Professeure à l’École supérieure de mode et à l’École de design depuis 2003, la designer conçoit des vêtements modulables qui interagissent avec l’environnement. Son tout premier projet interactif, Walking City, lancé en 2005, incorpore un système pneumatique à des robes. L’usager souffle dans un tube afin de faire gonfler la robe, ce qui donne l’impression que le vêtement respire comme si on lui avait greffé un poumon artificiel. Encore aujourd’hui, Walking City reste l’un de ses projets les plus marquants. «Ce sont les prémisses de ma recherche, mes premiers pas dans l’expérimentation», dit la designer, détentrice d’un baccalauréat en gestion et design de mode et d’une maîtrise en multimédia interactif de l’UQAM.

Ying Gao présente par la suite les «petites sœurs» de Walking City, Living Pod et Playtime, «des créations qui interagissent avec la lumière ou le son.» Dans Playtime, des robes en super organza (un tissu modifié, à la fois délicat et résistant) se mettent à frétiller en réaction au cliquetis du flash d’une caméra. De petits dispositifs électroniques ont été intégrés aux vêtements, ce qui leur permet de bouger lorsqu’ils sont «interpellés» par la lumière ou le son du flash.

Interaction et environnement

«Je m’intéresse à l’environnement, mais pas au sens écologique du terme. Je m’intéresse plutôt à l’interaction entre les gens et leur environnement, sonore, social, et au quotidien dans lequel ils évoluent», explique Ying Gao.

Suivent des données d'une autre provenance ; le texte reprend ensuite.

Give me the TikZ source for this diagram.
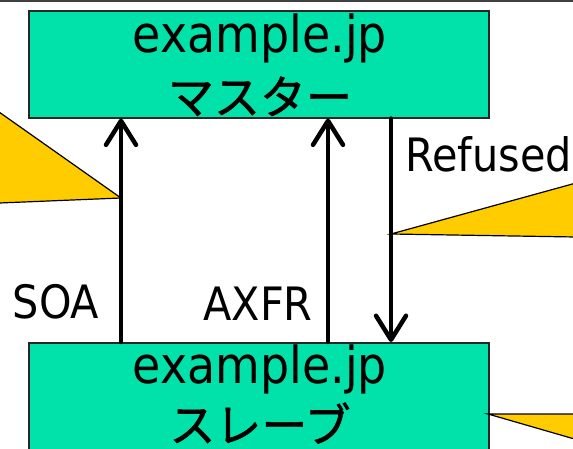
\documentclass[tikz,border=0pt]{standalone}
\usepackage{fontspec}
\setmainfont{DejaVu Sans}[FakeStretch=0.9]
\newfontfamily\jafont{Noto Sans CJK JP}[FakeBold=1.2]
\usetikzlibrary{arrows.meta}
\definecolor{hostgreen}{RGB}{0,226,170}
\definecolor{calloutyellow}{RGB}{255,204,0}
\begin{document}
\begin{tikzpicture}[x=1pt,y=-1pt,
  hostbox/.style={draw=black!85,line width=1.6pt,fill=hostgreen,
    minimum width=460pt,anchor=north west,inner sep=0pt},
  hostname/.style={anchor=base,inner sep=0pt,font=\fontsize{51}{51}\selectfont},
  hostrole/.style={anchor=base,inner sep=0pt,font=\jafont\fontsize{46}{46}\selectfont},
  msglabel/.style={anchor=base,inner sep=0pt,font=\fontsize{46}{46}\selectfont},
  flow/.style={line width=4.5pt,line cap=round,
    -{Straight Barb[length=24pt,width=30pt,line join=round,line cap=round]}},
  pointer/.style={fill=calloutyellow,draw=black,line width=1.2pt,line join=miter}]
\clip (0,0) rectangle (573,449);
\fill[white] (0,0) rectangle (573,449);
\draw[line width=2.2pt,black!75] (0,1.3) -- (573,1.3);

% servers
\node[hostbox,minimum height=107pt] (master) at (28,10) {};
\node[hostbox,minimum height=115pt] (slave) at (28,342) {};
\node[hostname] (mname) at (260,53) {example.jp};
\node[hostrole] (mrole) at (260,114) {マスター};
\node[hostname] (sname) at (260,383) {example.jp};
\node[hostrole] (srole) at (260,442) {スレーブ};

% columns of the three transfers
\coordinate (soaX) at (121,0);
\coordinate (axfrX) at (328,0);
\coordinate (refX) at (391,0);

% callout pointers
\coordinate (soaTip) at (121,198);
\coordinate (refTip) at (391,234);
\coordinate (slaveTip) at (488,414);
\filldraw[pointer] (-20,98.6) -- (soaTip) -- (-20,203.8) -- cycle;
\filldraw[pointer] (refTip) -- (600,176.4) -- (600,237.4) -- cycle;
\filldraw[pointer] (slaveTip) -- (600,414) -- (600,446.4) -- cycle;

% transfers
\draw[flow] (slave.north -| soaX) -- (master.south -| soaX);
\draw[flow] (slave.north -| axfrX) -- (master.south -| axfrX);
\draw[flow] (master.south -| refX) -- (slave.north -| refX);

\node[msglabel] (soa) at (56,318) {SOA};
\node[msglabel] (axfr) at (258,320) {AXFR};
\node[msglabel,anchor=base west] (refused) at (405,172) {Refused};
\end{tikzpicture}
\end{document}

En 2009, la jeune femme née en Chine figure au top 40 des designers à surveiller de l’illustre magazine britannique Wallpaper. Ses sources d’inspiration : les cinéastes Jean-Pierre et Luc Dardenne, Jacques Tati et Bruno Dumont, des artistes qui «ont une vision du monde toute personnelle.» Elle voue aussi une grande admiration au designer de mode japonais Issey Miyake. «Il a prouvé que la science et les technologies pouvaient apporter quelque chose à la mode. Miyake a toujours su être à l’avant-garde tout en étant partie prenante de l’industrie de la mode.»

Après avoir lu les résultats d’un sondage en ligne qui présentaient les internautes comme étant indifférents aux questions sociales et politiques, la designer compile les données et les analyse à l’aide d’un logiciel mathématique. Les équations sont ensuite transposées sur des vêtements. Le résultat se traduit par une série de chemises pour hommes en organdi de coton, dont un élément de base est transformé (une manche coupée, l’angle d’un collet modifié, une poche rapetissée…), ce qui donne à chacune des pièces une allure atypique, déséquilibrée. Baptisée Indice de l’indifférence, la série de chemises témoigne, à sa manière, de l’insensibilité d’une société.

Une invitation au voyage

Grâce à la bourse Phyllis-Lambert Design Montréal, remportée en 2009, Ying Gao pousse encore plus loin ses recherches sur le vêtement modulable et ludique avec Berlin-Nagoya. La pièce de vêtement, conçue à partir du thème de la transformation des villes de Berlin et de Nagoya, deux villes UNESCO de design, est une invitation au voyage. Le vêtement devient, selon les envies et les besoins de l’usager, un foulard, une robe, un sac ou un écran pour une salle de projection improvisée. «Celui qui le porte en fait ce qu’il veut, se l’approprie au gré de ses humeurs et de ses activités», dit Ying Gao.

La designer travaille en ce moment sur deux projets. Le premier porte sur l’apparence sociale et publique dans Facebook et le deuxième aborde le thème de l’eau. «Je cherche à faire bouger de l’eau sur des vêtements», lance-t-elle énigmatique.

Ying Gao apprécie s’entourer d’étudiants et de jeunes créateurs comme le concepteur en design interactif Simon Laroche et Isabelle Campeau, récipiendaire cette année du 3e prix au concours de mode Télio pour les designers de la relève, et dont le projet Diploma : le salon, conçu en collaboration avec Maxime Harvey, a été présenté à la prestigieuse Biennale internationale de design de Saint-Étienne. «On ne doit jamais cesser d’expérimenter, même si on travaille au sein d’une industrie comme celle de la mode, qui impose un rythme effréné de production, des contraintes de rentabilité et de portabilité, exprime-t-elle. Il y aura toujours une place pour des pièces uniques et originales.»